Lembremos que a desigualdade no Brasil extrapola a renda. Segundo Amartya Sen, a
desigualdade de participação política e a vagarosa renovação política
certamente tem influência direta sobre as escolhas das políticas públicas e sobre
a decisão pela manutenção do status quo.
Quanto menos conflitos entre os grupos com poder de decisão, maiores são as
chances de permanecer tudo como está.
As distorções tributária e política brasileiras são bem conhecidas e, quanto a isso, não há como por discordância no assunto. Não há nada de inovador
nas proposições apresentadas pela Oxfam, inclusive algumas delas já se
encontram presente na agenda de alguns presidenciáveis.

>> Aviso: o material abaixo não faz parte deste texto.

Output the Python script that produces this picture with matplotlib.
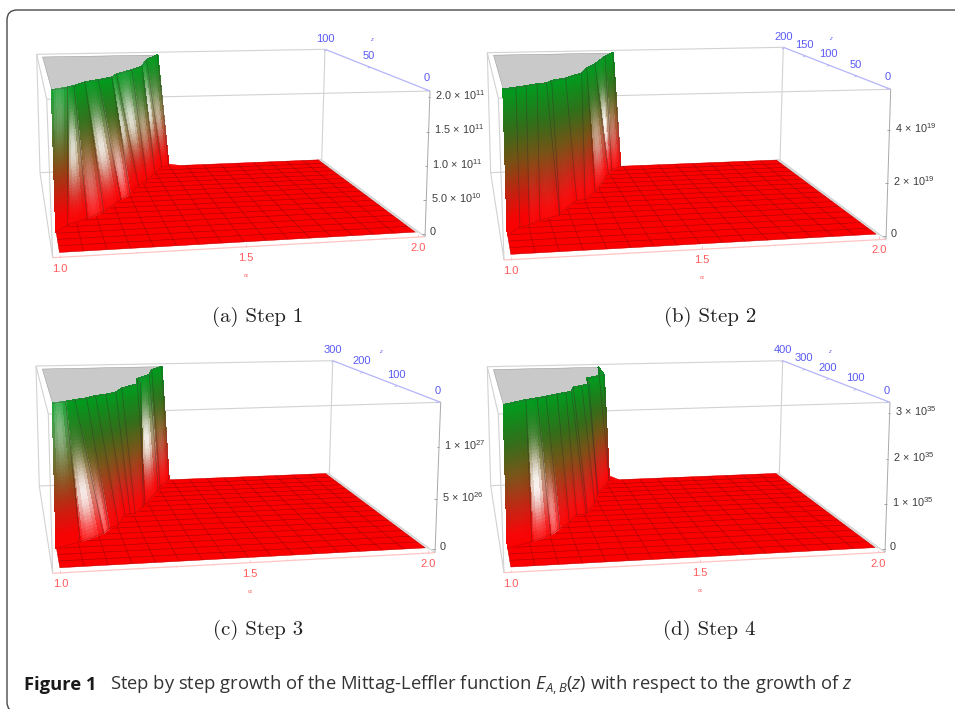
import numpy as np
import matplotlib
matplotlib.use("Agg")
import matplotlib.pyplot as plt
from matplotlib.collections import PolyCollection
from matplotlib.patches import FancyBboxPatch, Polygon

plt.rcParams['mathtext.fontset'] = 'custom'
plt.rcParams['mathtext.rm'] = 'Liberation Sans'
plt.rcParams['mathtext.it'] = 'Liberation Sans:italic'
plt.rcParams['mathtext.default'] = 'regular'
plt.rcParams['axes.unicode_minus'] = False

# ---------------- data ----------------
panel_names = ["(a) Step 1", "(b) Step 2", "(c) Step 3", "(d) Step 4"]
alpha_ticks = [1.0, 1.5, 2.0]
alpha_labels = ["1.0", "1.5", "2.0"]

z_max = [100, 200, 300, 400]
z_ticks = [[0, 50, 100], [0, 50, 100, 150, 200], [0, 100, 200, 300], [0, 100, 200, 300, 400]]
h_max = [2.05e11, 5.4e19, 1.39e27, 3.15e35]
h_ticks = [[0, 5e10, 1e11, 1.5e11, 2e11], [0, 2e19, 4e19], [0, 5e26, 1e27], [0, 1e35, 2e35, 3e35]]
h_labels = [
    ["0", r"5.0$\,\times\,$10$^{10}$", r"1.0$\,\times\,$10$^{11}$", r"1.5$\,\times\,$10$^{11}$", r"2.0$\,\times\,$10$^{11}$"],
    ["0", r"2$\,\times\,$10$^{19}$", r"4$\,\times\,$10$^{19}$"],
    ["0", r"5$\,\times\,$10$^{26}$", r"1$\,\times\,$10$^{27}$"],
    ["0", r"1$\,\times\,$10$^{35}$", r"2$\,\times\,$10$^{35}$", r"3$\,\times\,$10$^{35}$"],
]

# top edge of the wall (where the surface reaches the ceiling) and its foot on the floor
crest_alpha_a = [1.000, 1.045, 1.065, 1.100, 1.142, 1.186, 1.207, 1.264, 1.305, 1.343, 1.399]
crest_z_a = [21, 25, 28, 35, 39, 44, 51, 60, 68, 86, 100]
foot_alpha_a = [1.000, 1.036, 1.096, 1.151, 1.216, 1.253, 1.293, 1.330, 1.371, 1.409, 1.435]
foot_z_a = [20, 27, 33, 40, 54, 61, 72, 79, 89, 99, 100]
glare_a = [.3, .8, .35, .85, .6, .75, .8, .45, .85, .55]
glare_h_a = [.85, .55, .3, .5, .3, .6, .6, .5, .6, .5]

crest_alpha_b = [1.000, 1.035, 1.064, 1.096, 1.123, 1.141, 1.185, 1.242, 1.270, 1.307, 1.365, 1.405]
crest_z_b = [41, 46, 51, 57, 60, 69, 78, 98, 121, 140, 180, 200]
foot_alpha_b = [1.000, 1.038, 1.065, 1.098, 1.158, 1.161, 1.226, 1.252, 1.295, 1.371, 1.390, 1.428]
foot_z_b = [37, 53, 56, 65, 74, 78, 108, 108, 128, 179, 189, 200]
glare_b = [0, 0, .05, .05, .05, .05, .05, .05, .5, .95, .35]
glare_h_b = [.4, .4, .2, .2, .2, .2, .2, .2, .4, .45, .35]

crest_alpha_c = [1.000, 1.036, 1.063, 1.097, 1.125, 1.156, 1.188, 1.214, 1.282, 1.284, 1.334, 1.359, 1.405]
crest_z_c = [63, 70, 78, 86, 99, 105, 116, 142, 173, 205, 233, 273, 300]
foot_alpha_c = [1.000, 1.068, 1.140, 1.162, 1.192, 1.225, 1.241, 1.257, 1.292, 1.302, 1.370, 1.383, 1.428]
foot_z_c = [56, 73, 96, 112, 122, 161, 160, 162, 187, 197, 254, 269, 300]
glare_c = [.45, .9, .5, .05, .05, .05, .05, .05, 0, .9, .3, .2]
glare_h_c = [.8, .35, .2, .3, .3, .3, .3, .3, .3, .5, .4, .35]

crest_alpha_d = [1.000, 1.065, 1.098, 1.125, 1.160, 1.188, 1.206, 1.221, 1.249, 1.277, 1.286, 1.349, 1.358]
crest_z_d = [73, 106, 117, 128, 145, 156, 164, 201, 211, 228, 283, 313, 400]
foot_alpha_d = [1.000, 1.070, 1.128, 1.161, 1.195, 1.226, 1.256, 1.262, 1.300, 1.322, 1.328, 1.391, 1.391]
foot_z_d = [72, 95, 120, 148, 172, 208, 211, 217, 265, 311, 321, 400, 400]
glare_d = [.03, .95, .5, .05, .05, .05, .05, .05, .05, .05, .05, .03]
glare_h_d = [.4, .4, .2, .2, .2, .2, .2, .2, .2, .2, .2, .2]

tail_da = [.04, 0, 0, .035]
tail_h = [.018, 0, 0, .04]

crest_alpha = [crest_alpha_a, crest_alpha_b, crest_alpha_c, crest_alpha_d]
crest_z = [crest_z_a, crest_z_b, crest_z_c, crest_z_d]
foot_alpha = [foot_alpha_a, foot_alpha_b, foot_alpha_c, foot_alpha_d]
foot_z = [foot_z_a, foot_z_b, foot_z_c, foot_z_d]
glare = [glare_a, glare_b, glare_c, glare_d]
glare_h = [glare_h_a, glare_h_b, glare_h_c, glare_h_d]

# ---------------- layout: pixel positions of the eight box corners ----------------
# order: FLB, FRB, BRB, BLB, FLT, FRT, BRT, BLT
box_px = [
    [(52.7, 257.7), (425, 236.7), (321.7, 160), (40, 172.7), (46.7, 99.3), (430, 91), (325, 49.3), (36.7, 54.3)],
    [(504, 260), (886, 239.3), (780, 160), (490.7, 172.7), (498.3, 98.3), (890.7, 89.3), (783.3, 47.3), (487.3, 52.7)],
    [(52.7, 573.3), (435, 552.7), (329.3, 474), (39.3, 486), (48.3, 414), (440.7, 402.3), (332.7, 360.7), (36, 366)],
    [(504, 572.7), (885, 552.3), (779.3, 474), (490.7, 485.7), (498.3, 414), (890, 402.3), (782.7, 360.7), (487.3, 366.7)],
]
box_unit = [(0, 0, 0), (1, 0, 0), (1, 1, 0), (0, 1, 0), (0, 0, 1), (1, 0, 1), (1, 1, 1), (0, 1, 1)]
caption_xy = [(258, 316.5), (709.7, 316.5), (258, 630), (709.7, 630)]
PAD = 0.02

GRAY = "#d2d2d2"
Z_COL, A_COL = "#5a5af5", "#ff5a5a"
Z_LINE, A_LINE = "#b4b4fa", "#ffc4c4"
TXT = "#3c3c3c"

ramp_h = [0, .10, .26, .50, .73, 1.0]
ramp_rgb = np.array([[252, 0, 0], [245, 5, 5], [200, 30, 15], [120, 80, 20], [50, 110, 25], [0, 155, 30]], float) / 255


def fit_camera(px):
    rows = []
    for (X, Y, Z), (u, v) in zip(box_unit, px):
        rows.append([X, Y, Z, 1, 0, 0, 0, 0, -u * X, -u * Y, -u * Z, -u])
        rows.append([0, 0, 0, 0, X, Y, Z, 1, -v * X, -v * Y, -v * Z, -v])
    return np.linalg.svd(np.array(rows))[2][-1].reshape(3, 4)


class Panel:
    def __init__(self, i):
        self.P = fit_camera(box_px[i])
        self.zm = z_max[i]

    def __call__(self, a, z, hfrac):
        a, z, hfrac = np.broadcast_arrays(np.asarray(a, float), np.asarray(z, float), np.asarray(hfrac, float))
        X = (a - 1 + PAD) / (1 + 2 * PAD)
        Y = (z / self.zm + PAD) / (1 + 2 * PAD)
        Z = (hfrac + PAD) / (1 + 2 * PAD)
        q = self.P @ np.array([X, Y, Z, np.ones_like(X)])
        return q[0] / q[2], q[1] / q[2]


fig = plt.figure(figsize=(9.55, 7.09), dpi=100)
ax = fig.add_axes([0, 0, 1, 1])
ax.set_xlim(0, 955)
ax.set_ylim(709, 0)
ax.axis("off")

ax.add_patch(FancyBboxPatch((7, 10), 1100, 702, boxstyle="round,pad=0,rounding_size=10",
                            fc="white", ec="#4a4a4a", lw=1.0, zorder=0))


def seg(p0, p1, col, lw=0.8, z=1):
    ax.plot([p0[0], p1[0]], [p0[1], p1[1]], color=col, lw=lw, zorder=z, solid_capstyle="butt")


def draw_panel(i):
    pr = Panel(i)
    zm = z_max[i]
    corners = box_px[i]
    for a, b in [(3, 2), (7, 6), (4, 5), (3, 7), (2, 6), (3, 0), (7, 4), (4, 0), (2, 1)]:
        seg(corners[a], corners[b], GRAY, 0.8, 1)
    ca, cz = np.array(crest_alpha[i]), np.array(crest_z[i], float)
    fa, fz = np.array(foot_alpha[i]), np.array(foot_z[i], float)

    # floor: only the part in front of / to the right of the wall foot
    da = tail_da[i]
    floor_a = np.r_[1, 2, 2, fa[-1] + da, fa[::-1]]
    floor_z = np.r_[0, 0, zm, zm, fz[::-1]]
    fx, fy = pr(floor_a, floor_z, np.zeros(len(floor_a)))
    floor = Polygon(np.c_[fx, fy], closed=True, fc="#fa0000", ec="#fa0000", lw=0.3, zorder=2)
    ax.add_patch(floor)
    sx, sy = pr([2.006, 2.006], [0, zm], [0, 0])
    ax.plot(sx, sy, color="#d8d8d8", lw=1.3, zorder=2)
    for k in np.linspace(0, 1, 17):
        lx, ly = pr([1 + k, 1 + k], [0, zm], [0, 0])
        l1, = ax.plot(lx, ly, color="#6a0a0a", lw=0.42, alpha=0.55, zorder=3)
        lx, ly = pr([1, 2], [k * zm, k * zm], [0, 0])
        l2, = ax.plot(lx, ly, color="#6a0a0a", lw=0.42, alpha=0.55, zorder=3)
        l1.set_clip_path(floor)
        l2.set_clip_path(floor)
    if da > 0:
        tx, ty = pr([fa[-1], fa[-1], fa[-1] + da], [zm, zm, zm], [0, tail_h[i], 0])
        ax.add_patch(Polygon(np.c_[tx, ty], closed=True, fc="#fa0000", ec="#fa0000", lw=0.3, zorder=4))

    # ceiling (clipped top of the surface)
    gx, gy = pr(np.r_[1, ca[::-1], 1.0], np.r_[zm, cz[::-1], zm], np.ones(len(ca) + 2))
    ax.add_patch(Polygon(np.c_[gx, gy], closed=True, fc="#c9c9c9", ec="#8a8a8a", lw=0.3, zorder=4))

    # wall: strips from the back to the front
    hs = np.linspace(0, 1, 41)
    ss = np.linspace(0, 1, 7)
    polys, cols = [], []
    for j in range(len(ca) - 2, -1, -1):
        for s0, s1 in zip(ss[:-1], ss[1:]):
            sm = 0.5 * (s0 + s1)
            for h0, h1 in zip(hs[:-1], hs[1:]):
                hm = 0.5 * (h0 + h1)
                pts = []
                for s, h in [(s0, h0), (s1, h0), (s1, h1), (s0, h1)]:
                    bot_a = fa[j] + s * (fa[j + 1] - fa[j])
                    bot_z = fz[j] + s * (fz[j + 1] - fz[j])
                    top_a = ca[j] + s * (ca[j + 1] - ca[j])
                    top_z = cz[j] + s * (cz[j + 1] - cz[j])
                    pts.append(pr(bot_a + h * (top_a - bot_a), bot_z + h * (top_z - bot_z), h))
                polys.append([(float(x), float(y)) for x, y in pts])
                base = np.array([np.interp(hm, ramp_h, ramp_rgb[:, c]) for c in range(3)])
                g = glare[i][j] * np.sin(np.pi * sm) ** 0.6 * np.exp(-((hm - glare_h[i][j]) / 0.27) ** 2)
                cols.append(base * (1 - g) + g)
    ax.add_collection(PolyCollection(polys, facecolors=cols, edgecolors=cols, linewidths=0.7,
                                     antialiaseds=False, zorder=5))
    for j in range(1, len(ca)):
        lx, ly = pr([fa[j], ca[j]], [fz[j], cz[j]], [0, 1])
        ax.plot(lx, ly, color="#3a2a2a", lw=0.5, alpha=0.5, zorder=6)
    lx, ly = pr(fa, fz, np.zeros(len(fa)))
    ax.plot(lx, ly, color="#6a0a0a", lw=0.42, alpha=0.45, zorder=6)
    lx, ly = pr(ca, cz, np.ones(len(ca)))
    ax.plot(lx, ly, color="#555555", lw=0.3, zorder=6)

    # axes
    seg(corners[0], corners[1], A_LINE, 0.9, 7)
    seg(corners[5], corners[6], Z_LINE, 0.9, 7)
    seg(corners[1], corners[5], "#a8a8a8", 0.7, 7)
    for t, lab in zip(alpha_ticks, alpha_labels):
        x, y = pr(t, -PAD * zm, -PAD)
        ax.text(x, y + 11.5, lab, color=A_COL, fontsize=8, family="Liberation Sans", ha="center", va="center", zorder=8)
        seg((x, y), (x, y - 2.6), A_LINE, 0.7, 7)
    for t in np.arange(1.1, 2.0, 0.1):
        x, y = pr(t, -PAD * zm, -PAD)
        seg((x, y), (x, y - 1.3), A_LINE, 0.6, 7)
    x, y = pr(1.5, -PAD * zm, -PAD)
    ax.text(x, y + 29, r"$\alpha$", color=A_COL, fontsize=4.5, ha="center", va="center", zorder=8)
    for t in z_ticks[i]:
        x, y = pr(2 + PAD, t, 1 + PAD)
        ax.text(x - 1, y - 11, str(t), color=Z_COL, fontsize=8, family="Liberation Sans", ha="center", va="center", zorder=8)
        seg((x, y), (x - 2.2, y + 1.2), Z_LINE, 0.7, 7)
    x, y = pr(2 + PAD, 0.5 * zm, 1 + PAD)
    ax.text(x + 2, y - 27, r"$\mathit{z}$", color=Z_COL, fontsize=4.5, ha="center", va="center", zorder=8)
    for t, lab in zip(h_ticks[i], h_labels[i]):
        x, y = pr(2 + PAD, -PAD * zm, t / h_max[i])
        ax.text(x + 5, y - 2, lab, color=TXT, fontsize=7.8, family="Liberation Sans", ha="left", va="center", zorder=8)
        seg((x, y), (x - 2.6, y), "#a0a0a0", 0.7, 7)
    cx, cy = caption_xy[i]
    ax.text(cx, cy, panel_names[i], fontsize=15, family="cmr10", ha="center", va="center", color="#222222", zorder=8)


for n in range(4):
    draw_panel(n)

ax.text(24, 685, "Figure 1", fontsize=13.2, family="Open Sans", weight="bold", color="#1a1a1a", ha="left", va="center")
plt.rcParams['mathtext.rm'] = 'Open Sans'
plt.rcParams['mathtext.it'] = 'Open Sans:italic'
ax.text(110, 685, r"Step by step growth of the Mittag-Leffler function $\mathit{E}_{\mathit{A,B}}$($\mathit{z}$) with respect to the growth of $\mathit{z}$",
        fontsize=13.2, family="Open Sans", color="#333333", ha="left", va="center")

fig.savefig("out.png", dpi=100)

A grande dificuldade
está no detalhamento de como realizar as reformas necessárias, no qual a Oxfam
não avança, diferentemente do Banco Mundial (ver post anterior), que detalha as
suas propostas de reforma, apesar de muitos diagnósticos controversos.
Certamente, o maior desafio reside na estratégia para vencer a
resistência dos que sairão perdendo com as mudanças. Isso remete para a mais
importante de todas as reformas, que é a política, a única que pode possibilitar
uma representação política mais equilibrada de forma a impingir reformas que
combinem adequadamente ganhos e perdas entre todos os grupos da sociedade
brasileira. As proposições sobre as mudanças necessárias precisam ser
construídas a partir de um intenso debate, de forma participativa e propositiva,
envolvendo toda a sociedade. Precisa ser uma agenda estratégica e prioritária
do estado brasileiro.
O desafio está posto. E está posto há décadas, sendo naturalizado e
invisibilizado por muitos. A distância entre ricos e pobres precisa ser diminuída,
não com a redução drástica da renda, onde todos passem a ser pobres, mas na
busca de um equilíbrio justo para todos! Equação difícil, mas necessária!